**TASK OBJECTIVE**
Copy the data precisely, character for character, and leave out every picture.

**RECORDED DATA**
▽

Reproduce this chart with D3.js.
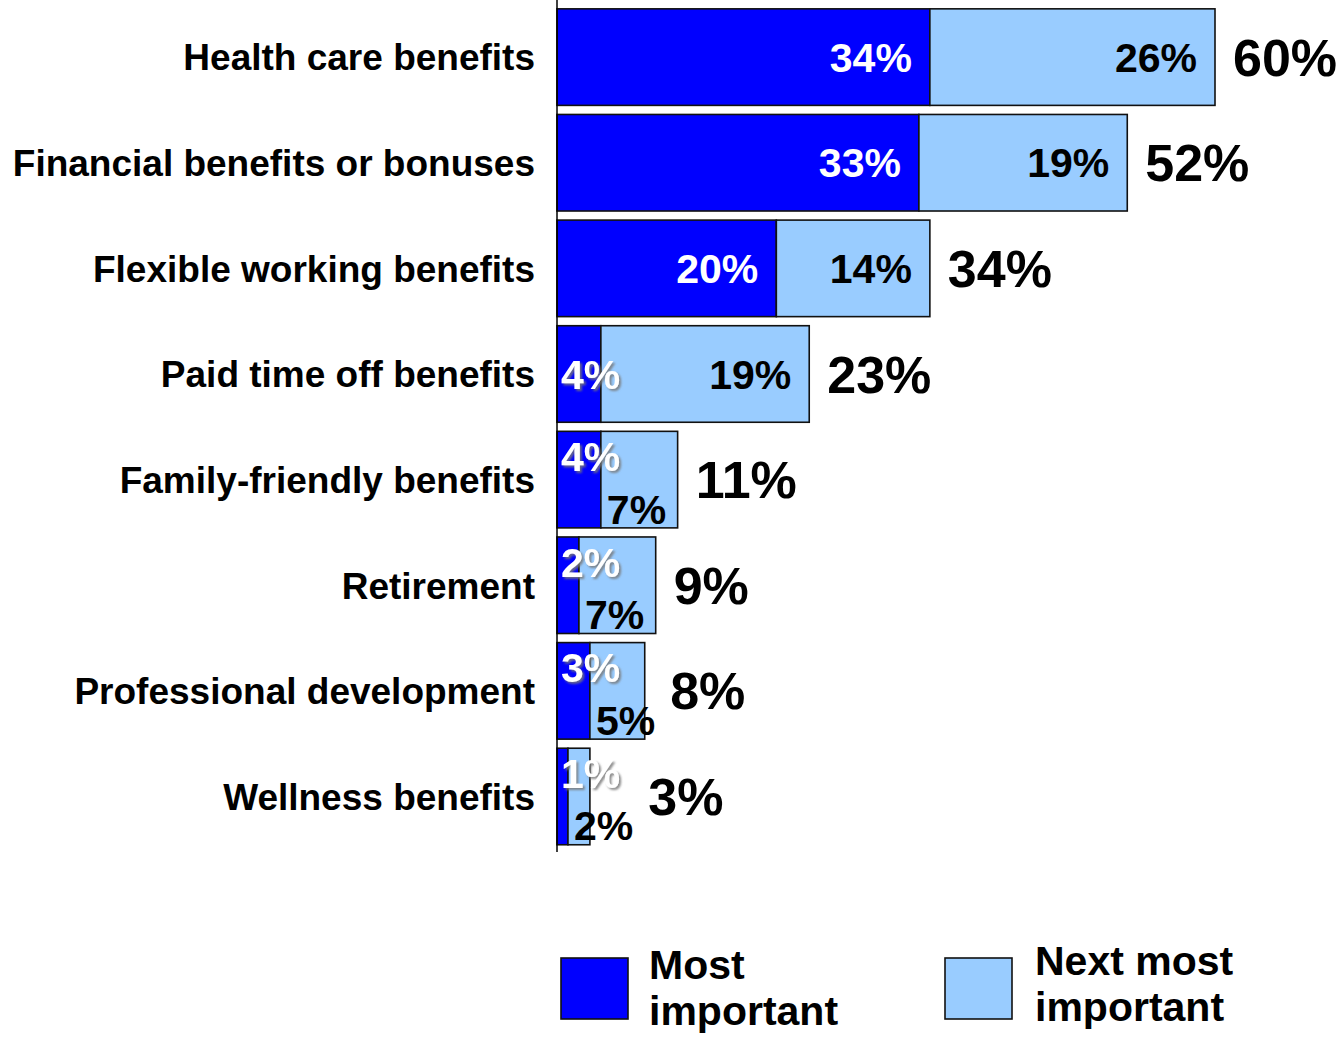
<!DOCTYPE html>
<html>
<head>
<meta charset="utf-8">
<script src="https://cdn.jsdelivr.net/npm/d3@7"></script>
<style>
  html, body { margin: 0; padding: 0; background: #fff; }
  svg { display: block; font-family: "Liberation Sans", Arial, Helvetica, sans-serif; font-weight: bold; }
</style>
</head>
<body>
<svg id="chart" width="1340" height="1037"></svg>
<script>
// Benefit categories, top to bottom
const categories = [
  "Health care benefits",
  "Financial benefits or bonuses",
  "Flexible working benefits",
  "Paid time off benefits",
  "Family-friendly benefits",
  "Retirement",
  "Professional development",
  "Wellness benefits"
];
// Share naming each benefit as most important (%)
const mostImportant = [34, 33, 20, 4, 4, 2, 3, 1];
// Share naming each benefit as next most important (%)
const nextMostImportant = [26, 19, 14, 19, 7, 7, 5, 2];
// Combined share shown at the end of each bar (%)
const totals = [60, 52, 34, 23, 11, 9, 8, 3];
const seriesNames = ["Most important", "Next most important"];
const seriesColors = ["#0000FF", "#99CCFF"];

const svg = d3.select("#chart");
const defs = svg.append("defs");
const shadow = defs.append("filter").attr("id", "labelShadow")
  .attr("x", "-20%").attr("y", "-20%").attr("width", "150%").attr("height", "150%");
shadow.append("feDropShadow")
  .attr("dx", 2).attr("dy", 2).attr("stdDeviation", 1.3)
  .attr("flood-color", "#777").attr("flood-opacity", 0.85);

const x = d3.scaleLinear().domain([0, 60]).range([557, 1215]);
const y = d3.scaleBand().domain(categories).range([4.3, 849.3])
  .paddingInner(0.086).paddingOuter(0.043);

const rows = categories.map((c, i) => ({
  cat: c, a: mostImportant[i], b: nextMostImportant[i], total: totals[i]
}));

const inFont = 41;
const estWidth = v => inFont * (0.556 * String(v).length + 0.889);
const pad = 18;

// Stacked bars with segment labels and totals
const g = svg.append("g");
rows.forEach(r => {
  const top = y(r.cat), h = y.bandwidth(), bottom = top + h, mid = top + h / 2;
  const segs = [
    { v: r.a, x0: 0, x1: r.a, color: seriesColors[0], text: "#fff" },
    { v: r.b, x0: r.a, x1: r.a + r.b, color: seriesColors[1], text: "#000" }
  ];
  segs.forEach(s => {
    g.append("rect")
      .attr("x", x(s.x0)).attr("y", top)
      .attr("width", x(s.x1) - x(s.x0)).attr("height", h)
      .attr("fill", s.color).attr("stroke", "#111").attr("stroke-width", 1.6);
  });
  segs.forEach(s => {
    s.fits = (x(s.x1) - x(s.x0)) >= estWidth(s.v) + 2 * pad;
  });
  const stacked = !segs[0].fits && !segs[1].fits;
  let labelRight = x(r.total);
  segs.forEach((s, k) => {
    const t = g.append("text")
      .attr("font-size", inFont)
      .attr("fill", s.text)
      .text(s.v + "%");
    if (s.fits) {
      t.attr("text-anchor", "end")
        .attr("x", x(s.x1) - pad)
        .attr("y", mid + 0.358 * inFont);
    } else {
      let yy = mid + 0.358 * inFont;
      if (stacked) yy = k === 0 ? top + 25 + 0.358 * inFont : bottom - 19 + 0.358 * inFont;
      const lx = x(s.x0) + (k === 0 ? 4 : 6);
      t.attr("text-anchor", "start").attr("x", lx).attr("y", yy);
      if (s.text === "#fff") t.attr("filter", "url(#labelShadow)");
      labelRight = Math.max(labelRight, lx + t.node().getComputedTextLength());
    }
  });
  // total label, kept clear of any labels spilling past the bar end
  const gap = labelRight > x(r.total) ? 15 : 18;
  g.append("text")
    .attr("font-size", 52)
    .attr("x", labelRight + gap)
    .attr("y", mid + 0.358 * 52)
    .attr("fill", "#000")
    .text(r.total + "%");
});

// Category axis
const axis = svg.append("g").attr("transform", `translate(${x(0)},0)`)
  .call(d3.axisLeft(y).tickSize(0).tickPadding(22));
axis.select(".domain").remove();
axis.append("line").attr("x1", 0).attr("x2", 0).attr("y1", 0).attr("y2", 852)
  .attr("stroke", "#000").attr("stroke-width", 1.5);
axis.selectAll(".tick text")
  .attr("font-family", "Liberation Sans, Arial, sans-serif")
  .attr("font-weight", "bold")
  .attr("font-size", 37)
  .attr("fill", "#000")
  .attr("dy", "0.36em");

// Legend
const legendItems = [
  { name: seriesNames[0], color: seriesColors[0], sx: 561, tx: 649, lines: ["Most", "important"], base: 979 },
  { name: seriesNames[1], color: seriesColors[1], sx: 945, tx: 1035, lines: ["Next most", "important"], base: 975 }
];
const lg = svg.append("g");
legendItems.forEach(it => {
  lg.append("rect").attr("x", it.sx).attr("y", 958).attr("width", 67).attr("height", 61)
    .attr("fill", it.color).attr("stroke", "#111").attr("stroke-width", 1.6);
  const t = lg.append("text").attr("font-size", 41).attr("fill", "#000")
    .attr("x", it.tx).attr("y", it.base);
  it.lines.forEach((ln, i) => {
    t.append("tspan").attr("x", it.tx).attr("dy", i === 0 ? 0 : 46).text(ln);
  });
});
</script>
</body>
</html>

△

**FINISHED TASK**
Reproduce this chart with D3.js.
<!DOCTYPE html>
<html>
<head>
<meta charset="utf-8">
<script src="https://cdn.jsdelivr.net/npm/d3@7"></script>
<style>
  html, body { margin: 0; padding: 0; background: #fff; }
  svg { display: block; font-family: "Liberation Sans", Arial, Helvetica, sans-serif; font-weight: bold; }
</style>
</head>
<body>
<svg id="chart" width="1340" height="1037"></svg>
<script>
// Benefit categories, top to bottom
const categories = [
  "Health care benefits",
  "Financial benefits or bonuses",
  "Flexible working benefits",
  "Paid time off benefits",
  "Family-friendly benefits",
  "Retirement",
  "Professional development",
  "Wellness benefits"
];
// Share naming each benefit as most important (%)
const mostImportant = [34, 33, 20, 4, 4, 2, 3, 1];
// Share naming each benefit as next most important (%)
const nextMostImportant = [26, 19, 14, 19, 7, 7, 5, 2];
// Combined share shown at the end of each bar (%)
const totals = [60, 52, 34, 23, 11, 9, 8, 3];
const seriesNames = ["Most important", "Next most important"];
const seriesColors = ["#0000FF", "#99CCFF"];

const svg = d3.select("#chart");
const defs = svg.append("defs");
const shadow = defs.append("filter").attr("id", "labelShadow")
  .attr("x", "-20%").attr("y", "-20%").attr("width", "150%").attr("height", "150%");
shadow.append("feDropShadow")
  .attr("dx", 2).attr("dy", 2).attr("stdDeviation", 1.3)
  .attr("flood-color", "#777").attr("flood-opacity", 0.85);

const x = d3.scaleLinear().domain([0, 60]).range([557, 1215]);
const y = d3.scaleBand().domain(categories).range([4.3, 849.3])
  .paddingInner(0.086).paddingOuter(0.043);

const rows = categories.map((c, i) => ({
  cat: c, a: mostImportant[i], b: nextMostImportant[i], total: totals[i]
}));

const inFont = 41;
const estWidth = v => inFont * (0.556 * String(v).length + 0.889);
const pad = 18;

// Stacked bars with segment labels and totals
const g = svg.append("g");
rows.forEach(r => {
  const top = y(r.cat), h = y.bandwidth(), bottom = top + h, mid = top + h / 2;
  const segs = [
    { v: r.a, x0: 0, x1: r.a, color: seriesColors[0], text: "#fff" },
    { v: r.b, x0: r.a, x1: r.a + r.b, color: seriesColors[1], text: "#000" }
  ];
  segs.forEach(s => {
    g.append("rect")
      .attr("x", x(s.x0)).attr("y", top)
      .attr("width", x(s.x1) - x(s.x0)).attr("height", h)
      .attr("fill", s.color).attr("stroke", "#111").attr("stroke-width", 1.6);
  });
  segs.forEach(s => {
    s.fits = (x(s.x1) - x(s.x0)) >= estWidth(s.v) + 2 * pad;
  });
  const stacked = !segs[0].fits && !segs[1].fits;
  let labelRight = x(r.total);
  segs.forEach((s, k) => {
    const t = g.append("text")
      .attr("font-size", inFont)
      .attr("fill", s.text)
      .text(s.v + "%");
    if (s.fits) {
      t.attr("text-anchor", "end")
        .attr("x", x(s.x1) - pad)
        .attr("y", mid + 0.358 * inFont);
    } else {
      let yy = mid + 0.358 * inFont;
      if (stacked) yy = k === 0 ? top + 25 + 0.358 * inFont : bottom - 19 + 0.358 * inFont;
      const lx = x(s.x0) + (k === 0 ? 4 : 6);
      t.attr("text-anchor", "start").attr("x", lx).attr("y", yy);
      if (s.text === "#fff") t.attr("filter", "url(#labelShadow)");
      labelRight = Math.max(labelRight, lx + t.node().getComputedTextLength());
    }
  });
  // total label, kept clear of any labels spilling past the bar end
  const gap = labelRight > x(r.total) ? 15 : 18;
  g.append("text")
    .attr("font-size", 52)
    .attr("x", labelRight + gap)
    .attr("y", mid + 0.358 * 52)
    .attr("fill", "#000")
    .text(r.total + "%");
});

// Category axis
const axis = svg.append("g").attr("transform", `translate(${x(0)},0)`)
  .call(d3.axisLeft(y).tickSize(0).tickPadding(22));
axis.select(".domain").remove();
axis.append("line").attr("x1", 0).attr("x2", 0).attr("y1", 0).attr("y2", 852)
  .attr("stroke", "#000").attr("stroke-width", 1.5);
axis.selectAll(".tick text")
  .attr("font-family", "Liberation Sans, Arial, sans-serif")
  .attr("font-weight", "bold")
  .attr("font-size", 37)
  .attr("fill", "#000")
  .attr("dy", "0.36em");

// Legend
const legendItems = [
  { name: seriesNames[0], color: seriesColors[0], sx: 561, tx: 649, lines: ["Most", "important"], base: 979 },
  { name: seriesNames[1], color: seriesColors[1], sx: 945, tx: 1035, lines: ["Next most", "important"], base: 975 }
];
const lg = svg.append("g");
legendItems.forEach(it => {
  lg.append("rect").attr("x", it.sx).attr("y", 958).attr("width", 67).attr("height", 61)
    .attr("fill", it.color).attr("stroke", "#111").attr("stroke-width", 1.6);
  const t = lg.append("text").attr("font-size", 41).attr("fill", "#000")
    .attr("x", it.tx).attr("y", it.base);
  it.lines.forEach((ln, i) => {
    t.append("tspan").attr("x", it.tx).attr("dy", i === 0 ? 0 : 46).text(ln);
  });
});
</script>
</body>
</html>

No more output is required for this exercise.